■ What you need to do
The listing below holds a line with "Rebuild this chart" and a later line with "Chart.register(...registerables);". Write out those two lines and every line between them, exactly, and nothing else.
[START Records provided]
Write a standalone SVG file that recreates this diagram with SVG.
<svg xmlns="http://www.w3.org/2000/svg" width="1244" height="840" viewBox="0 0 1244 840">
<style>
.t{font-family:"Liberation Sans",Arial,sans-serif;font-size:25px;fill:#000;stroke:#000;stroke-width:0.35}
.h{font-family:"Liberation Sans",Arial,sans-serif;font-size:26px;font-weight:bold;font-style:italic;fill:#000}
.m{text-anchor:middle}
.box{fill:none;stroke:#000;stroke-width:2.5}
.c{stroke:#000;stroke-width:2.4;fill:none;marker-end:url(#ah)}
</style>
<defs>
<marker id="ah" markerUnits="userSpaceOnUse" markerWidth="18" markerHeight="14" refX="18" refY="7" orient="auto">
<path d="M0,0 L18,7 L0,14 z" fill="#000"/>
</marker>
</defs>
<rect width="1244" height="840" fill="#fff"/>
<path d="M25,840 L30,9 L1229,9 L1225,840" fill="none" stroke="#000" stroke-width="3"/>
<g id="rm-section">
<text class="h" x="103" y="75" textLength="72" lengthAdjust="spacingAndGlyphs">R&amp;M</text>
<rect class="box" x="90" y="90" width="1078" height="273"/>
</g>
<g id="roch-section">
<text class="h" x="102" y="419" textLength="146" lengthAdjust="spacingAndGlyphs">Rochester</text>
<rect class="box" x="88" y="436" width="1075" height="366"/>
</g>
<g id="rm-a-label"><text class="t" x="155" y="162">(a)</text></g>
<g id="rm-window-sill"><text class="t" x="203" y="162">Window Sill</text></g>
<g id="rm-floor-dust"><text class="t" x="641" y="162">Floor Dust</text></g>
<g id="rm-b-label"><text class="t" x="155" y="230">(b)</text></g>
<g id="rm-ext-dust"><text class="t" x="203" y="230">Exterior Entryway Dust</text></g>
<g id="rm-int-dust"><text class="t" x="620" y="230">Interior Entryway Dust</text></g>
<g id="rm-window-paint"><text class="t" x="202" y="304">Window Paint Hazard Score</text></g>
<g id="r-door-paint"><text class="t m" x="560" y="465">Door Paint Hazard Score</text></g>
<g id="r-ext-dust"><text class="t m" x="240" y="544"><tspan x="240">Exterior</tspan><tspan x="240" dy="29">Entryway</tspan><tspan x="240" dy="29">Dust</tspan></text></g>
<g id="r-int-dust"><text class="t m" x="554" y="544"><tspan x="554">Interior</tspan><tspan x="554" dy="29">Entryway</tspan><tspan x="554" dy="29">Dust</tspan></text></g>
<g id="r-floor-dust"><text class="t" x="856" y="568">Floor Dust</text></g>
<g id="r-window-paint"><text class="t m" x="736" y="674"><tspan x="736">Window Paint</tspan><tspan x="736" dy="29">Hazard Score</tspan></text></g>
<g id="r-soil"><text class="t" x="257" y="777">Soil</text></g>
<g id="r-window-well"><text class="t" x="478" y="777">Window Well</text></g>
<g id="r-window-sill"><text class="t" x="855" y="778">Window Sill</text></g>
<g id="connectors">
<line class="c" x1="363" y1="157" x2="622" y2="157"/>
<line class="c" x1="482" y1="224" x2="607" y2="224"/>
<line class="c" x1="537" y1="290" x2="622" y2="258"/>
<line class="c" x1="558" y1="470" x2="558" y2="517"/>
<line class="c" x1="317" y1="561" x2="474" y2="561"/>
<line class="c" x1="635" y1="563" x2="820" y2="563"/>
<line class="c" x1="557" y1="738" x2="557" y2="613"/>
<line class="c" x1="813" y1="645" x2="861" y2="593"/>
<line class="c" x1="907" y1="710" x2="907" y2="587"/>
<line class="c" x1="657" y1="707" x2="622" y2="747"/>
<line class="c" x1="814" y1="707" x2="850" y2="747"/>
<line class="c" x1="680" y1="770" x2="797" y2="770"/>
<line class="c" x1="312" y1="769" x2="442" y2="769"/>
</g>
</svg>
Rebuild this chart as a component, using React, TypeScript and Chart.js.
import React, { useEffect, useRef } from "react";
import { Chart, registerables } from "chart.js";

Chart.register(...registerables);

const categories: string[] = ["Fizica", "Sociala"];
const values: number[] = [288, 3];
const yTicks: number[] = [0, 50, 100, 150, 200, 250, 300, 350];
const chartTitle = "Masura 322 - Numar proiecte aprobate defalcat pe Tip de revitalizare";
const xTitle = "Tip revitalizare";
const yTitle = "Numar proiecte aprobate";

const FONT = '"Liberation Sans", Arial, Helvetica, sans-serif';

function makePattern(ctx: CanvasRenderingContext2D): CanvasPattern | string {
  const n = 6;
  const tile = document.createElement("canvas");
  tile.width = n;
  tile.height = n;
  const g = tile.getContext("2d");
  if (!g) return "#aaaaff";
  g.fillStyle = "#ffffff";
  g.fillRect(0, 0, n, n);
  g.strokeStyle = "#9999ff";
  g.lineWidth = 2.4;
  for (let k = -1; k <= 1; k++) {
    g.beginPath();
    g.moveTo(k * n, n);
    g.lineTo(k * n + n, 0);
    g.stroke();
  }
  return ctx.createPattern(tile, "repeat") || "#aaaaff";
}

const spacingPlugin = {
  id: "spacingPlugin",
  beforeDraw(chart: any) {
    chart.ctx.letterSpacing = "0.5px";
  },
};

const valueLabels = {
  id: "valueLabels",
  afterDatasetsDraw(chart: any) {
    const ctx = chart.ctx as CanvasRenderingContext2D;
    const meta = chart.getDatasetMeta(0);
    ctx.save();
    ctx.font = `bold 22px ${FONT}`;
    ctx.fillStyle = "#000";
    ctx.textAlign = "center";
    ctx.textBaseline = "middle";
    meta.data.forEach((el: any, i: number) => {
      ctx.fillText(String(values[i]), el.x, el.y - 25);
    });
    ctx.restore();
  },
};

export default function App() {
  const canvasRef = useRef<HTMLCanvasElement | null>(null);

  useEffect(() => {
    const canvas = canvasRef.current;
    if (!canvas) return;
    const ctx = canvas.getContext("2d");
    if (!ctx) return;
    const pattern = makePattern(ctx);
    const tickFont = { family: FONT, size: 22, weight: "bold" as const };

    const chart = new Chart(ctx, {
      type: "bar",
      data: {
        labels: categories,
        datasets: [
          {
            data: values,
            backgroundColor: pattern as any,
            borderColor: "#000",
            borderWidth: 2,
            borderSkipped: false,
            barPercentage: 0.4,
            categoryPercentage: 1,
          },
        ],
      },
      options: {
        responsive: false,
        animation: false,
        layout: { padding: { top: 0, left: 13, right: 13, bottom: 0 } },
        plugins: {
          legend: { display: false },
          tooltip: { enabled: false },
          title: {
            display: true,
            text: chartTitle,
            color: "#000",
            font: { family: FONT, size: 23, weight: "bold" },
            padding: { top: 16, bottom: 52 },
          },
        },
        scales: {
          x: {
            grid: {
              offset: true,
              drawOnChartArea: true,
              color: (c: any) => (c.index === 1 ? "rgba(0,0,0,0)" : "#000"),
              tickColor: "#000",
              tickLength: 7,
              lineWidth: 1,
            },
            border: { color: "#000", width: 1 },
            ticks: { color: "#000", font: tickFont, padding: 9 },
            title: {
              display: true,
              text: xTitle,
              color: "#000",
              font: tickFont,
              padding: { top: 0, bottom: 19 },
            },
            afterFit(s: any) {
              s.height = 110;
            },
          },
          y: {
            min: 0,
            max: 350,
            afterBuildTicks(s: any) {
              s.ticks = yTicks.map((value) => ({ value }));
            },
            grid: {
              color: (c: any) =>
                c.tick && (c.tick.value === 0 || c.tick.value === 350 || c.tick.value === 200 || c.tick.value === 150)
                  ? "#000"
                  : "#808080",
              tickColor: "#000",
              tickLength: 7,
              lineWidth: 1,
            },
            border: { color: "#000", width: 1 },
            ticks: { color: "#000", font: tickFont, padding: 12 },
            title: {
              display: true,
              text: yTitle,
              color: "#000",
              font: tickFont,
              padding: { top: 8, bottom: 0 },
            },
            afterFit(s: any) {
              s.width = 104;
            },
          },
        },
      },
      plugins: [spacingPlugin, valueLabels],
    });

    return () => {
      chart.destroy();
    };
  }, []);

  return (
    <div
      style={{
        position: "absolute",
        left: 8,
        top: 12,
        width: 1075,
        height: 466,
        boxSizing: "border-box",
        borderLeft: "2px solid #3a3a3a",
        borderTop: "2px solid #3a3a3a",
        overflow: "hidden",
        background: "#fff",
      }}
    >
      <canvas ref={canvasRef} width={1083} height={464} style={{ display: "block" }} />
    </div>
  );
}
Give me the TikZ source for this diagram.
[END Records provided]
■ Solution to this exercise
Rebuild this chart as a component, using React, TypeScript and Chart.js.
import React, { useEffect, useRef } from "react";
import { Chart, registerables } from "chart.js";

Chart.register(...registerables);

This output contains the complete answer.